Authored by tra on Oct 10 2017, 9:53 AM.

Event Timeline

tra created this revision.Oct 10 2017, 9:53 AM
jlebar accepted this revision.Oct 11 2017, 9:40 AM
jlebar added inline comments.
clang/lib/CodeGen/CGBuiltin.cpp
9726

weird indentation?

9733

Urg, this isn't a bool? Do we want it to be?

9761

Accidentally left over?

9762

s/8/NumElements/?
s/16/f16/?

Maybe it would be better to write it as "Return value has type [[f16 x 2] x NumResults]."?

9784

Nit, at this point it's probably better to assign NumResults in each branch, since there are only two. clang should make sure that we don't accidentally use it uninitialized.

9786

s/are using/use/

9800

spacing. (Probably just worth clang-formatting this and the other patch.)

9802

Nit, we know that there won't ever be more than 8 elements...

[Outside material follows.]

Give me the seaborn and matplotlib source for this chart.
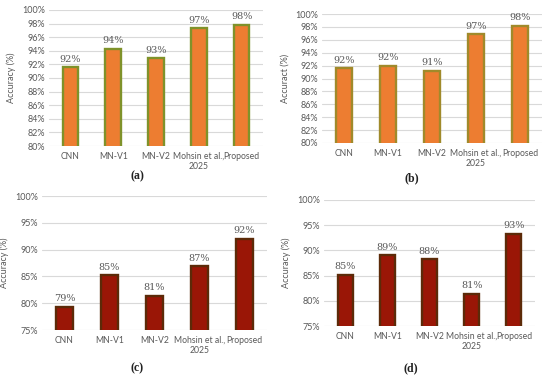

This revision is now accepted and ready to land.Oct 11 2017, 9:40 AM
tra updated this revision to Diff 118636.Oct 11 2017, 10:12 AM
tra marked 6 inline comments as done.

Addressed Justin's comments.

clang/lib/CodeGen/CGBuiltin.cpp
9726

My emacs and clang-format keep fighting case indentation... Fixed.

9733

There are no explicit declarations for these builtins in CUDA headers. Callers of these builtins pass 0/1 and corresponding intrinsic described in NVVM-IR spec shows the argument type as i32, so I've made the type integer in clang.

9762

That was part of the leftover block. Particular types are irrelevant here. All we care is to store whatever intrinsic call returned ([4 or 8 elements of v2f16 or float] ) in the destination array (which is int[] ).

9802

We have two extra arguments -- destination buffer and stride.

jlebar added inline comments.Oct 11 2017, 10:47 AM
clang/lib/CodeGen/CGBuiltin.cpp
9733

sgtm

This revision was automatically updated to reflect the committed changes.